Wednesday, May 18, 2016

Turkey Brown; Little Brown Dun; Little Dark Brown

This dressing follows Alfred Ronalds’ suggestion for dressing the Turkey Brown “buzz,” as a hackled rather than a winged fly.
Hook:

12-16
Thread:

Purple
Tail:

Red hackle, matching as closely as possible the grouse hackle
Rib:

Purple Pearsall’s gossamer silk
Body:

Embroidery thread - DMC 938 dark coffee brown
Hackle:

Grouse covert



Alfred Ronalds includes the Turkey Fly or Little Brown Dun as No. 22 in his Fly-Fisher’s Entomology (1836) to imitate a May mayfly: Order, Neuroptera. Family, Ephemeridæ. Genus, Ephemera.

“It is to be used on cold days ; is a very good fly upon some waters ; and is in season from about the time that the March Brown becomes scarce until the end of June.*

IMITATION.
BODY.  Dark brown floss silk ribbed with purple silk thread.
TAIL.  A whisk or two of a red cock's hackle, stained as for the legs.
WINGS. Tip of the brownest feather from a partridge's tail, or, if well selected, a feather may be found on the back of the partridge.
LEGS.  Red cock's hackle stained a good brown with copperas.

To make it buzz, a feather from the Grouse may be tied on, in the manner shown in the imitation of the Green Drake, No. 28.

* A fly is found upon some waters, similar in every respect to the above, except that the wings partake of the colour of the Iron-blue. The Little-dark-Spinner, No. 23., answers for its metamorphosis”

Although it seems like a stretch, T. E. Pritt correlates his No. 32, the Orange Partridge or Little Brown Dun in North-Country Flies (1886), Turkey Fly, which suggests other precedents to and heirs of Ronalds’ dressing, like the Brown Watchet

This dressing substitutes split silk buttonhole twist – Belding-Corticelli 8545 purple, size D, for violet camlet and uses beaver as a “dark brown dubbing.” It uses a mourning dove covert for the hackle and purple silk for the body and head.

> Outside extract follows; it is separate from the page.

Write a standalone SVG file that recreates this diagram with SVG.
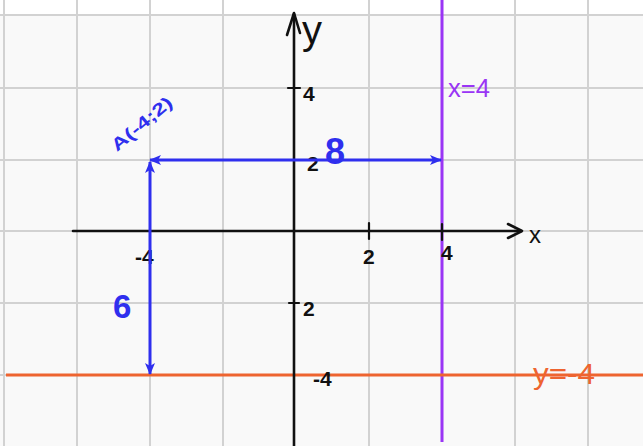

Even more speculative is the possible connection between the Turkey Brown and a Restoration-era dressing, the Little Dark Brown. In his Anglers Vade Mecum (1681), James Chetham reprints the list of flies that Charles Cotton added as the second part (1676) of Izaak Walton’s Compleat Angler (1653). Both authors list the Little Dark Brown as the second fly for April and dress the “little dark brown, the dubbing of that colour, and some violet Camlet mixt, and the wing of the grey feather of the Mallard.” It's name, dirty purplish body, and emergence suggest a possible connection between this dress and Ronalds' Turkey Brown. They also suggest a distant connection to the Small Dark Dun Spider


Wednesday, May 4, 2016

Grouse and Yellow


Hook:

12-16
Thread:

Yellow Pearsall’s gossamer silk
Body:

Yellow tying silk
Hackle:

Pale speckled brown grouse covert



In the appendix to the third edition (1950) his Modern Trout Fly Dressing (1932), Roger Woolley includes a group of soft hackled dressings that utilize grouse. No. 139, the Grouse and Yellow, is a classic soft hackle, dressed only with yellow tying silk and a grouse hackle. Woolley also pairs grouse with orange and claret silk. 

The efficacy of a simple grouse-hackled and thread-bodied dressing is evident in the wide variety of body colors that angling authors have historically grouped under the name Grouse Hackle. In The Longest Silence (1999), Thomas McGuane recalls the "match-box of homemade flies" that his Irish angling companion Ned Noonan carried to the River Maigue - it was full of "grouse-and-orange, grouse and anything you could name." 

John Kirkbride's Grouse Hackle in the Northern Angler (1837) is a similar sort of catch-all dressing, which included a variations of the fly that might be termed the Grouse and Green, Grouse and Yellow, or the Grouse and Orange, too. Similarly, Mary Orvis Marbury mentions the Grouse Hackle as an instance of a popular dressing included on the first plate of flies in her Favorite Flies and Their Histories (1892) and named after “the feather of which it is made,” in contrast to the Red Hackle, “White Hackle, Yellow Hackle, Black Hackle, and a number of other” dressings that “are named simply after their color.” Of course, the dressings she cites are named according to their hackle, whereas different dressings of the Grouse Hackle, in historical texts like Marbury's, are rarely distinguished. The plate in Marbury's Favorite Flies depicts a Grouse Hackle that is heavily dressed, has an orange body, and a tan or gold rib.